**PROMPT**.
From the first line of the listing below, retype each line up to and including the one with "drvin) -- (drvin);"; pictures stay out.

**DATA BLOCK**.

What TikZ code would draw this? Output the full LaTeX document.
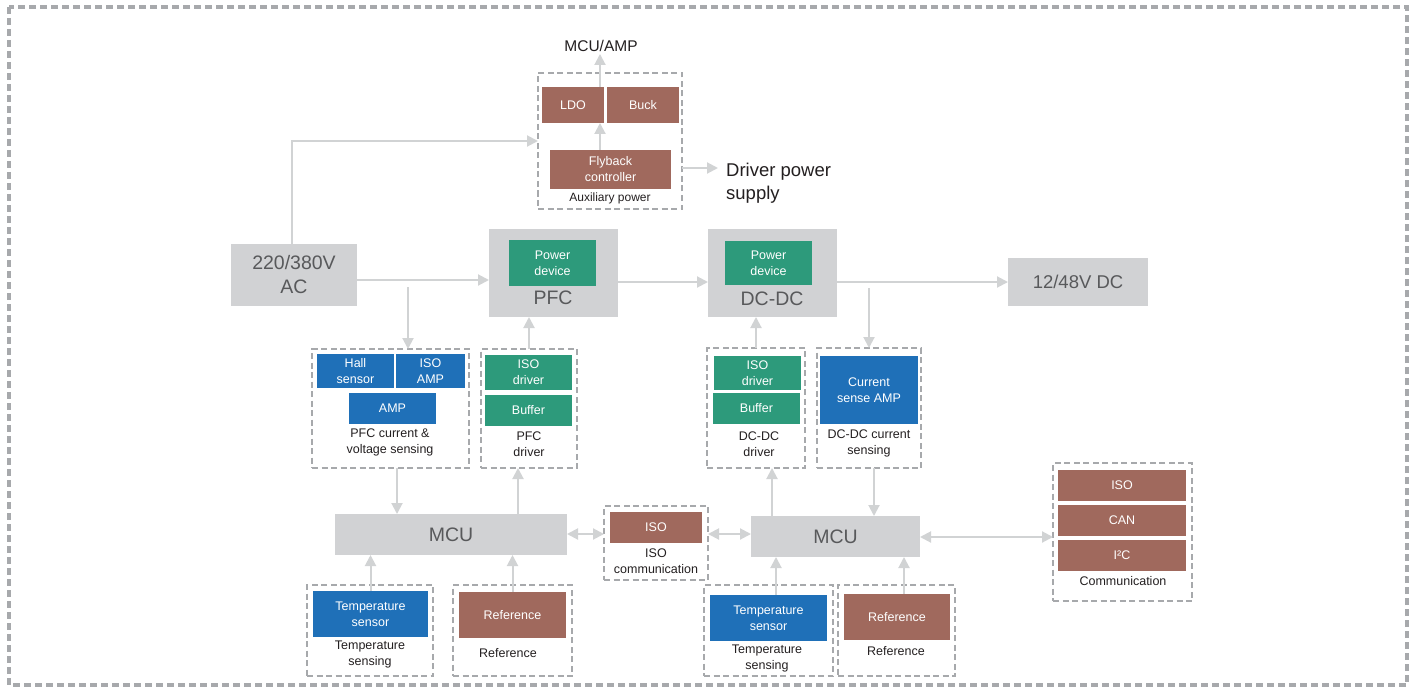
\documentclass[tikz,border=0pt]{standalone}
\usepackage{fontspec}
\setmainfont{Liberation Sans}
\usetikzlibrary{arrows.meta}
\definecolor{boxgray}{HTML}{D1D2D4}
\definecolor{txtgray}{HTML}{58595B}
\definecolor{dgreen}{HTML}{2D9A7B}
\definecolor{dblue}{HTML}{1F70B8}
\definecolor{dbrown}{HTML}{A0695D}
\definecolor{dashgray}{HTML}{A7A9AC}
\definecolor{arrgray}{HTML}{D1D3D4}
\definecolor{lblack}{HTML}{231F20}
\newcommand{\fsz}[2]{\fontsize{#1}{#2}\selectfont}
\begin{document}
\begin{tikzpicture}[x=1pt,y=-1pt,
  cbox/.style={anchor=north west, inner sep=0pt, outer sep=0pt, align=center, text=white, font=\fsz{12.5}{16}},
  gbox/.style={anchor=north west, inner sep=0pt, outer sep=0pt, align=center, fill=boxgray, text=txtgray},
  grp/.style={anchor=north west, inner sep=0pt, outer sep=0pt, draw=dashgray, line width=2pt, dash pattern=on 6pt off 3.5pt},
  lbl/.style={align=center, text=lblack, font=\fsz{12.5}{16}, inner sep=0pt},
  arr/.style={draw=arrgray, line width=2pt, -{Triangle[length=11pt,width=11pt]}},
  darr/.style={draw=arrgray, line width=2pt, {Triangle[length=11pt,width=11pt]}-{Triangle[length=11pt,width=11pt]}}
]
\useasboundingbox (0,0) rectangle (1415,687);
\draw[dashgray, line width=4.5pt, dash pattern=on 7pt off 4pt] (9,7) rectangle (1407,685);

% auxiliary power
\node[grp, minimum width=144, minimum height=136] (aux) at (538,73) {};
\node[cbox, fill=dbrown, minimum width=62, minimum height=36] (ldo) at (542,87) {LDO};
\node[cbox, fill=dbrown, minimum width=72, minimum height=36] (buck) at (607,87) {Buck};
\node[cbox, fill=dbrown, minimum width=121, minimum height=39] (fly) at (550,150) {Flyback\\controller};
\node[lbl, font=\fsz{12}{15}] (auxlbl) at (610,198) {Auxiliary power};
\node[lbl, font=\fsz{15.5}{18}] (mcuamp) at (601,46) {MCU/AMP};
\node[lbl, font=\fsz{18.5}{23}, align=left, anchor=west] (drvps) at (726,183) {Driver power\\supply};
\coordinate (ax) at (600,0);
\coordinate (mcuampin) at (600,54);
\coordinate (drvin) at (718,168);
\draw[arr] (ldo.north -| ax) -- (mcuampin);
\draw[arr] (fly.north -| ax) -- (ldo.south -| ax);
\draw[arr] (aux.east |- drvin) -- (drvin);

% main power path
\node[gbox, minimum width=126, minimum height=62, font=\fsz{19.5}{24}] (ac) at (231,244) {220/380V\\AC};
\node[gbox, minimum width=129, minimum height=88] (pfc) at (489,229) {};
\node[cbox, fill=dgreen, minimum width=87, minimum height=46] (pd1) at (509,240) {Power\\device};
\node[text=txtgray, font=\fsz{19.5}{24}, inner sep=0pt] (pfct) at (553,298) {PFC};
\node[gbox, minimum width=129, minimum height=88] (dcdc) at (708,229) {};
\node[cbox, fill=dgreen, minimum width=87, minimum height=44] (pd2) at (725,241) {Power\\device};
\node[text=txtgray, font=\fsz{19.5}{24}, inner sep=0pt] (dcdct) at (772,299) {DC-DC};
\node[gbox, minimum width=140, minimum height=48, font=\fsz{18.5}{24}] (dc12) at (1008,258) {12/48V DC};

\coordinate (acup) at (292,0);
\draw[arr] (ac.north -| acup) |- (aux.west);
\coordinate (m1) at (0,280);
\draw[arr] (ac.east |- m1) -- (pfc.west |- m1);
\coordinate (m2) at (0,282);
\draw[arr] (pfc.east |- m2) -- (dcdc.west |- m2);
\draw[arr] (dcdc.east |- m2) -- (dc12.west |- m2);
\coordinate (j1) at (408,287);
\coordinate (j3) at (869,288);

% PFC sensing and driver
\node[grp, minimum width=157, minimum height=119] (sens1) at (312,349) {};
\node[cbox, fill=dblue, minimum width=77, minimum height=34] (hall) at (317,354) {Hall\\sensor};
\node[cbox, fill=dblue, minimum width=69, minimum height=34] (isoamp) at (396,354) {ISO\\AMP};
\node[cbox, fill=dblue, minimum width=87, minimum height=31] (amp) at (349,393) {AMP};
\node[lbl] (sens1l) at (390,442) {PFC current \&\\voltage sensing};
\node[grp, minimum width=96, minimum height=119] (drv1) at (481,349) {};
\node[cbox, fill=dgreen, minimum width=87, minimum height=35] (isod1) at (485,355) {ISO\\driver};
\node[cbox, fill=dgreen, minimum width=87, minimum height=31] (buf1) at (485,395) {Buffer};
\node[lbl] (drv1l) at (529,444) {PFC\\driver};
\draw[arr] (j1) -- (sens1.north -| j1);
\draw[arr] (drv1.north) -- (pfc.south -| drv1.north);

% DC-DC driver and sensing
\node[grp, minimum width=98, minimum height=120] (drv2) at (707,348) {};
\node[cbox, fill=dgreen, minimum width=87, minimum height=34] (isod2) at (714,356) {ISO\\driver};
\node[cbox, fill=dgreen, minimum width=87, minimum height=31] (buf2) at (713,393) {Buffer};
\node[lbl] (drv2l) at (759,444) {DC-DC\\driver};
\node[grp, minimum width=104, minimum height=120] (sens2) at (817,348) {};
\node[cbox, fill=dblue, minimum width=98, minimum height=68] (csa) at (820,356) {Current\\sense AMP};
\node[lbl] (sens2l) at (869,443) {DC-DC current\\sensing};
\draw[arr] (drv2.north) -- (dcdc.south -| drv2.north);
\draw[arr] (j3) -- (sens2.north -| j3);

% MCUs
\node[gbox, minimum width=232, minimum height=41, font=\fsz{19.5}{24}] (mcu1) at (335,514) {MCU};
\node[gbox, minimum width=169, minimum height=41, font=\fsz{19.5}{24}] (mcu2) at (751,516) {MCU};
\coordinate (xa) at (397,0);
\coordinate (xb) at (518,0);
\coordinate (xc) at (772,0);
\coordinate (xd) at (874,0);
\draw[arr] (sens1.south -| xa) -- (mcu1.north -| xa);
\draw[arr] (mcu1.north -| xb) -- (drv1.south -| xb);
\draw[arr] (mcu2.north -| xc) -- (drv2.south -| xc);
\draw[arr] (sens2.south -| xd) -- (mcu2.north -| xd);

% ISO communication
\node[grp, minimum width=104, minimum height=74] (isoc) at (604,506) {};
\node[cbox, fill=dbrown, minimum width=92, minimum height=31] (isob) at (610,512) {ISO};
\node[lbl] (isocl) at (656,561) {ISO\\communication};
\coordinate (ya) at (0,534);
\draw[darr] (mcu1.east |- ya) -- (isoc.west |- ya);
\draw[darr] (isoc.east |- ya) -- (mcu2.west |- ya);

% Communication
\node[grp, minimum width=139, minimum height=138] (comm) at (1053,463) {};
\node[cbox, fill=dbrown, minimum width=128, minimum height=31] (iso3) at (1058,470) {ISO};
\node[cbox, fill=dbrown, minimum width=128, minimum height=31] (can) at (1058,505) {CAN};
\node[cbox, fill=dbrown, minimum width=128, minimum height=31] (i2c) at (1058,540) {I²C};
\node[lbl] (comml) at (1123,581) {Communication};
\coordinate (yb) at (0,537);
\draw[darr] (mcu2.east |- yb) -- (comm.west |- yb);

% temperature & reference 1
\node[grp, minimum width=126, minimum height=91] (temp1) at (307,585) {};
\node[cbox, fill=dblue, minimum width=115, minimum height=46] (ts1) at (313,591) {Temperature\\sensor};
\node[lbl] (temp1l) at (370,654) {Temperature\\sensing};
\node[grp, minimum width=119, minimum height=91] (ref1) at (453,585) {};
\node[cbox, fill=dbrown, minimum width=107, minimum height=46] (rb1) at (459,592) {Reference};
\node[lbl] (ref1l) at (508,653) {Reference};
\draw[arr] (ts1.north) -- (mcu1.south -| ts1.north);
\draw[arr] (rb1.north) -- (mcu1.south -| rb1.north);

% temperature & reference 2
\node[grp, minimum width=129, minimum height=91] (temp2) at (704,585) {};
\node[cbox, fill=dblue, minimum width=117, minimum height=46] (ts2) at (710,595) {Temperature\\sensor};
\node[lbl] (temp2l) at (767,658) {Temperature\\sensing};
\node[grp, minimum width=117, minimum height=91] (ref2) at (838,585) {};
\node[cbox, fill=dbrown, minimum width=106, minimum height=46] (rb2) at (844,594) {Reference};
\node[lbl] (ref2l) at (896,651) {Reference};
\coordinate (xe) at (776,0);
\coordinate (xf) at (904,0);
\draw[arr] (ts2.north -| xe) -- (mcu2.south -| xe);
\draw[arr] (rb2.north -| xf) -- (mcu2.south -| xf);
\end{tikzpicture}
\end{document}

**REPLY TO THE TASK**.
What TikZ code would draw this? Output the full LaTeX document.
\documentclass[tikz,border=0pt]{standalone}
\usepackage{fontspec}
\setmainfont{Liberation Sans}
\usetikzlibrary{arrows.meta}
\definecolor{boxgray}{HTML}{D1D2D4}
\definecolor{txtgray}{HTML}{58595B}
\definecolor{dgreen}{HTML}{2D9A7B}
\definecolor{dblue}{HTML}{1F70B8}
\definecolor{dbrown}{HTML}{A0695D}
\definecolor{dashgray}{HTML}{A7A9AC}
\definecolor{arrgray}{HTML}{D1D3D4}
\definecolor{lblack}{HTML}{231F20}
\newcommand{\fsz}[2]{\fontsize{#1}{#2}\selectfont}
\begin{document}
\begin{tikzpicture}[x=1pt,y=-1pt,
  cbox/.style={anchor=north west, inner sep=0pt, outer sep=0pt, align=center, text=white, font=\fsz{12.5}{16}},
  gbox/.style={anchor=north west, inner sep=0pt, outer sep=0pt, align=center, fill=boxgray, text=txtgray},
  grp/.style={anchor=north west, inner sep=0pt, outer sep=0pt, draw=dashgray, line width=2pt, dash pattern=on 6pt off 3.5pt},
  lbl/.style={align=center, text=lblack, font=\fsz{12.5}{16}, inner sep=0pt},
  arr/.style={draw=arrgray, line width=2pt, -{Triangle[length=11pt,width=11pt]}},
  darr/.style={draw=arrgray, line width=2pt, {Triangle[length=11pt,width=11pt]}-{Triangle[length=11pt,width=11pt]}}
]
\useasboundingbox (0,0) rectangle (1415,687);
\draw[dashgray, line width=4.5pt, dash pattern=on 7pt off 4pt] (9,7) rectangle (1407,685);

% auxiliary power
\node[grp, minimum width=144, minimum height=136] (aux) at (538,73) {};
\node[cbox, fill=dbrown, minimum width=62, minimum height=36] (ldo) at (542,87) {LDO};
\node[cbox, fill=dbrown, minimum width=72, minimum height=36] (buck) at (607,87) {Buck};
\node[cbox, fill=dbrown, minimum width=121, minimum height=39] (fly) at (550,150) {Flyback\\controller};
\node[lbl, font=\fsz{12}{15}] (auxlbl) at (610,198) {Auxiliary power};
\node[lbl, font=\fsz{15.5}{18}] (mcuamp) at (601,46) {MCU/AMP};
\node[lbl, font=\fsz{18.5}{23}, align=left, anchor=west] (drvps) at (726,183) {Driver power\\supply};
\coordinate (ax) at (600,0);
\coordinate (mcuampin) at (600,54);
\coordinate (drvin) at (718,168);
\draw[arr] (ldo.north -| ax) -- (mcuampin);
\draw[arr] (fly.north -| ax) -- (ldo.south -| ax);
\draw[arr] (aux.east |- drvin) -- (drvin);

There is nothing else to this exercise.